▶ Description of the task: Without the pictures, return all of the material exactly as written.

+ + + + +

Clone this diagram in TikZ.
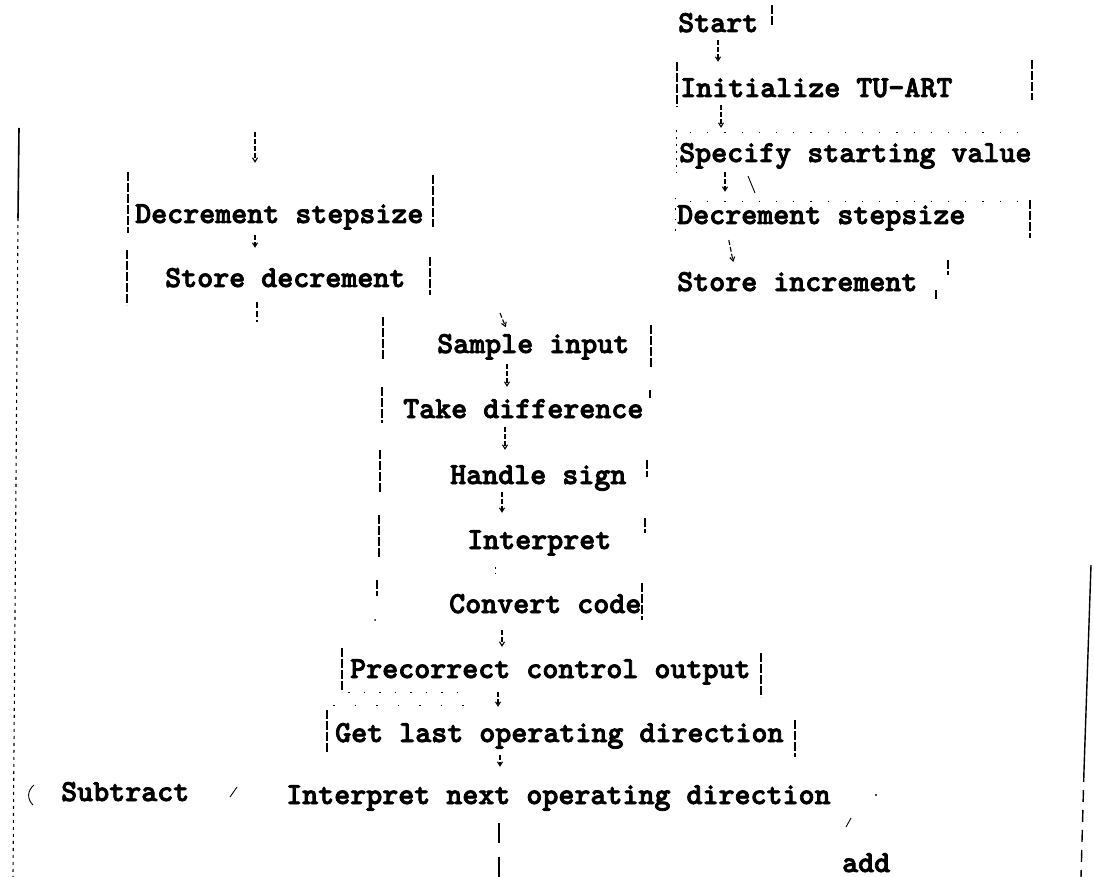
\documentclass[tikz,border=0pt]{standalone}
\usepackage{fontspec}
\usetikzlibrary{arrows.meta}
\newfontfamily\twfont{lmmonolt10-bold}[Extension=.otf,FakeBold=2.6]
\begin{document}
\begin{tikzpicture}[x=1pt,y=-1pt,
  lbl/.style={anchor=base west,inner sep=0pt,text height=20pt,text depth=7pt,
    font=\twfont\fontsize{30.5}{34}\selectfont},
  arr/.style={black,line width=1.1pt,dash pattern=on 5pt off 2pt,-{Straight Barb[length=4pt,width=5pt]}},
  seg/.style={black,line width=1.1pt,dash pattern=on 6pt off 3pt},
  bar/.style={black,line width=1.2pt,dash pattern=on 9pt off 2pt},
  dotln/.style={black,line width=1pt,dash pattern=on 1.2pt off 16pt},
  frag/.style={black,line width=0.9pt}]
\fill[white] (0,0) rectangle (1094,877);
\useasboundingbox (0,0) rectangle (1094,877);

% right column
\node[lbl] (start)    at (678,32)  {Start};
\node[lbl] (init)     at (680,97)  {Initialize TU-ART};
\node[lbl] (spec)     at (679,162) {Specify starting value};
\node[lbl] (decR)     at (677,224) {Decrement stepsize};
\node[lbl] (storeInc) at (677,291) {Store increment};
% left column
\node[lbl] (decL)     at (135,223) {Decrement stepsize};
\node[lbl] (storeDec) at (165,287) {Store decrement};
% middle column
\node[lbl] (sample)   at (437,353) {Sample input};
\node[lbl] (diff)     at (403,418) {Take difference};
\node[lbl] (sign)     at (450,484) {Handle sign};
\node[lbl] (interp)   at (467,549) {Interpret};
\node[lbl] (conv)     at (449,613) {Convert code};
\node[lbl] (precorr)  at (350,678) {Precorrect control output};
\node[lbl] (getlast)  at (335,742) {Get last operating direction};
\node[lbl] (intnext)  at (286,804) {Interpret next operating direction};
\node[lbl] (subtract) at (61,801)  {Subtract};
\node[lbl] (add)      at (842,872) {add};

\coordinate (topL) at (255,132);
\coordinate (botL) at (257,322);
\coordinate (topM) at (500,313);
\coordinate (botM) at (499,877);

% connectors, right column
\draw[arr,shorten <=1pt,shorten >=15pt] (start.south -| 718,0) -- (init.north -| 718,0);
\draw[arr,shorten <=1pt,shorten >=14pt] (init.south -| 721,0) -- (spec.north -| 721,0);
\draw[arr,shorten <=3pt,shorten >=12pt] (spec.south -| 725,0) -- (decR.north -| 725,0);
\draw[frag] (748,176) -- (755,193);
\draw[arr,shorten <=9pt,shorten >=9pt] (decR.south -| 727,0) -- (storeInc.north -| 735,0);
% connectors, left column
\draw[arr,shorten >=40pt] (topL) -- (decL.north -| topL);
\draw[arr,shorten <=5pt,shorten >=19pt] (decL.south -| 255,0) -- (storeDec.north -| 255,0);
\draw[seg,shorten <=8pt] (storeDec.south -| botL) -- (botL);
% connectors, middle column
\draw[arr,shorten >=6pt] (topM) -- (sample.north -| 508,0);
\draw[arr,shorten <=4pt,shorten >=11pt] (sample.south -| 507,0) -- (diff.north -| 507,0);
\draw[arr,shorten <=2pt,shorten >=14pt] (diff.south -| 505,0) -- (sign.north -| 505,0);
\draw[arr,shorten <=1pt,shorten >=16pt] (sign.south -| 502,0) -- (interp.north -| 502,0);
\draw[black,line width=1pt,dash pattern=on 1.5pt off 4pt,shorten <=11pt,shorten >=16pt] (interp.south -| 495,0) -- (conv.north -| 495,0);
\draw[arr,shorten <=10pt,shorten >=11pt] (conv.south -| 502,0) -- (precorr.north -| 502,0);
\draw[arr,shorten <=7pt,shorten >=15pt] (precorr.south -| 498,0) -- (getlast.north -| 498,0);
\draw[arr,shorten <=6pt,shorten >=17pt] (getlast.south -| 500,0) -- (intnext.north -| 500,0);
\draw[black,line width=1.1pt,dash pattern=on 20pt off 14pt,shorten <=12pt] (intnext.south -| botM) -- (botM);

% box side fragments
\draw[bar] (772,5) -- (772,25);
\draw[bar] (677,62) -- (677,107);
\draw[bar] (1032,60) -- (1032,100);
\draw[dotln,dash pattern=on 2pt off 5pt] (676,130) -- (676,173);
\draw[dotln,dash pattern=on 1.5pt off 9pt] (675,198) -- (675,240);
\draw[bar] (1030,200) -- (1030,238);
\draw[bar] (948,260) -- (948,275);
\draw[bar] (936,290) -- (936,300);
\draw[dotln] (690,133) -- (1030,133);
\draw[dotln] (690,202) -- (1030,202);

\draw[bar] (128,172) -- (128,233);
\draw[bar] (433,175) -- (433,227);
\draw[bar] (127,250) -- (127,305);
\draw[bar] (430,257) -- (430,295);

\draw[bar] (383,317) -- (383,360);
\draw[bar] (651,325) -- (651,367);
\draw[bar] (382,387) -- (382,423);
\draw[bar] (650,390) -- (650,398);
\draw[bar] (380,450) -- (380,493);
\draw[bar] (647,460) -- (647,477);
\draw[bar] (379,515) -- (379,557);
\draw[bar] (645,518) -- (645,533);
\draw[bar] (377,580) -- (377,596);
\fill (375,620) circle (1pt);
\draw[bar] (642,583) -- (642,620);
\draw[bar] (342,648) -- (342,692);
\draw[bar] (761,653) -- (761,697);
\draw[dotln,dash pattern=on 1.5pt off 14pt] (348,692) -- (470,692);
\draw[bar] (327,710) -- (327,752);
\draw[bar] (795,720) -- (795,757);
\draw[dotln,dash pattern=on 1.5pt off 20pt] (333,705) -- (470,705);

% fragments around the bottom branch
\draw[frag] (34,785) .. controls (27,791) and (27,799) .. (33,805);
\draw[frag] (230,797) -- (237,787);
\fill (876,795) circle (1.2pt);
\draw[frag] (846,827) -- (851,818);

% long side lines
\draw[black,line width=1.6pt] (19,128) -- (18,218);
\draw[black,line width=1.1pt,dash pattern=on 3pt off 4pt] (18,218) -- (13,877);
\draw[black,line width=1.4pt] (1091,565) -- (1084,770);
\draw[black,line width=1.4pt,dash pattern=on 12pt off 8pt] (1084,770) -- (1081,877);
\end{tikzpicture}
\end{document}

+ + + + +

▶ The solution:
Clone this diagram in TikZ.
\documentclass[tikz,border=0pt]{standalone}
\usepackage{fontspec}
\usetikzlibrary{arrows.meta}
\newfontfamily\twfont{lmmonolt10-bold}[Extension=.otf,FakeBold=2.6]
\begin{document}
\begin{tikzpicture}[x=1pt,y=-1pt,
  lbl/.style={anchor=base west,inner sep=0pt,text height=20pt,text depth=7pt,
    font=\twfont\fontsize{30.5}{34}\selectfont},
  arr/.style={black,line width=1.1pt,dash pattern=on 5pt off 2pt,-{Straight Barb[length=4pt,width=5pt]}},
  seg/.style={black,line width=1.1pt,dash pattern=on 6pt off 3pt},
  bar/.style={black,line width=1.2pt,dash pattern=on 9pt off 2pt},
  dotln/.style={black,line width=1pt,dash pattern=on 1.2pt off 16pt},
  frag/.style={black,line width=0.9pt}]
\fill[white] (0,0) rectangle (1094,877);
\useasboundingbox (0,0) rectangle (1094,877);

% right column
\node[lbl] (start)    at (678,32)  {Start};
\node[lbl] (init)     at (680,97)  {Initialize TU-ART};
\node[lbl] (spec)     at (679,162) {Specify starting value};
\node[lbl] (decR)     at (677,224) {Decrement stepsize};
\node[lbl] (storeInc) at (677,291) {Store increment};
% left column
\node[lbl] (decL)     at (135,223) {Decrement stepsize};
\node[lbl] (storeDec) at (165,287) {Store decrement};
% middle column
\node[lbl] (sample)   at (437,353) {Sample input};
\node[lbl] (diff)     at (403,418) {Take difference};
\node[lbl] (sign)     at (450,484) {Handle sign};
\node[lbl] (interp)   at (467,549) {Interpret};
\node[lbl] (conv)     at (449,613) {Convert code};
\node[lbl] (precorr)  at (350,678) {Precorrect control output};
\node[lbl] (getlast)  at (335,742) {Get last operating direction};
\node[lbl] (intnext)  at (286,804) {Interpret next operating direction};
\node[lbl] (subtract) at (61,801)  {Subtract};
\node[lbl] (add)      at (842,872) {add};

\coordinate (topL) at (255,132);
\coordinate (botL) at (257,322);
\coordinate (topM) at (500,313);
\coordinate (botM) at (499,877);

% connectors, right column
\draw[arr,shorten <=1pt,shorten >=15pt] (start.south -| 718,0) -- (init.north -| 718,0);
\draw[arr,shorten <=1pt,shorten >=14pt] (init.south -| 721,0) -- (spec.north -| 721,0);
\draw[arr,shorten <=3pt,shorten >=12pt] (spec.south -| 725,0) -- (decR.north -| 725,0);
\draw[frag] (748,176) -- (755,193);
\draw[arr,shorten <=9pt,shorten >=9pt] (decR.south -| 727,0) -- (storeInc.north -| 735,0);
% connectors, left column
\draw[arr,shorten >=40pt] (topL) -- (decL.north -| topL);
\draw[arr,shorten <=5pt,shorten >=19pt] (decL.south -| 255,0) -- (storeDec.north -| 255,0);
\draw[seg,shorten <=8pt] (storeDec.south -| botL) -- (botL);
% connectors, middle column
\draw[arr,shorten >=6pt] (topM) -- (sample.north -| 508,0);
\draw[arr,shorten <=4pt,shorten >=11pt] (sample.south -| 507,0) -- (diff.north -| 507,0);
\draw[arr,shorten <=2pt,shorten >=14pt] (diff.south -| 505,0) -- (sign.north -| 505,0);
\draw[arr,shorten <=1pt,shorten >=16pt] (sign.south -| 502,0) -- (interp.north -| 502,0);
\draw[black,line width=1pt,dash pattern=on 1.5pt off 4pt,shorten <=11pt,shorten >=16pt] (interp.south -| 495,0) -- (conv.north -| 495,0);
\draw[arr,shorten <=10pt,shorten >=11pt] (conv.south -| 502,0) -- (precorr.north -| 502,0);
\draw[arr,shorten <=7pt,shorten >=15pt] (precorr.south -| 498,0) -- (getlast.north -| 498,0);
\draw[arr,shorten <=6pt,shorten >=17pt] (getlast.south -| 500,0) -- (intnext.north -| 500,0);
\draw[black,line width=1.1pt,dash pattern=on 20pt off 14pt,shorten <=12pt] (intnext.south -| botM) -- (botM);

% box side fragments
\draw[bar] (772,5) -- (772,25);
\draw[bar] (677,62) -- (677,107);
\draw[bar] (1032,60) -- (1032,100);
\draw[dotln,dash pattern=on 2pt off 5pt] (676,130) -- (676,173);
\draw[dotln,dash pattern=on 1.5pt off 9pt] (675,198) -- (675,240);
\draw[bar] (1030,200) -- (1030,238);
\draw[bar] (948,260) -- (948,275);
\draw[bar] (936,290) -- (936,300);
\draw[dotln] (690,133) -- (1030,133);
\draw[dotln] (690,202) -- (1030,202);

\draw[bar] (128,172) -- (128,233);
\draw[bar] (433,175) -- (433,227);
\draw[bar] (127,250) -- (127,305);
\draw[bar] (430,257) -- (430,295);

\draw[bar] (383,317) -- (383,360);
\draw[bar] (651,325) -- (651,367);
\draw[bar] (382,387) -- (382,423);
\draw[bar] (650,390) -- (650,398);
\draw[bar] (380,450) -- (380,493);
\draw[bar] (647,460) -- (647,477);
\draw[bar] (379,515) -- (379,557);
\draw[bar] (645,518) -- (645,533);
\draw[bar] (377,580) -- (377,596);
\fill (375,620) circle (1pt);
\draw[bar] (642,583) -- (642,620);
\draw[bar] (342,648) -- (342,692);
\draw[bar] (761,653) -- (761,697);
\draw[dotln,dash pattern=on 1.5pt off 14pt] (348,692) -- (470,692);
\draw[bar] (327,710) -- (327,752);
\draw[bar] (795,720) -- (795,757);
\draw[dotln,dash pattern=on 1.5pt off 20pt] (333,705) -- (470,705);

% fragments around the bottom branch
\draw[frag] (34,785) .. controls (27,791) and (27,799) .. (33,805);
\draw[frag] (230,797) -- (237,787);
\fill (876,795) circle (1.2pt);
\draw[frag] (846,827) -- (851,818);

% long side lines
\draw[black,line width=1.6pt] (19,128) -- (18,218);
\draw[black,line width=1.1pt,dash pattern=on 3pt off 4pt] (18,218) -- (13,877);
\draw[black,line width=1.4pt] (1091,565) -- (1084,770);
\draw[black,line width=1.4pt,dash pattern=on 12pt off 8pt] (1084,770) -- (1081,877);
\end{tikzpicture}
\end{document}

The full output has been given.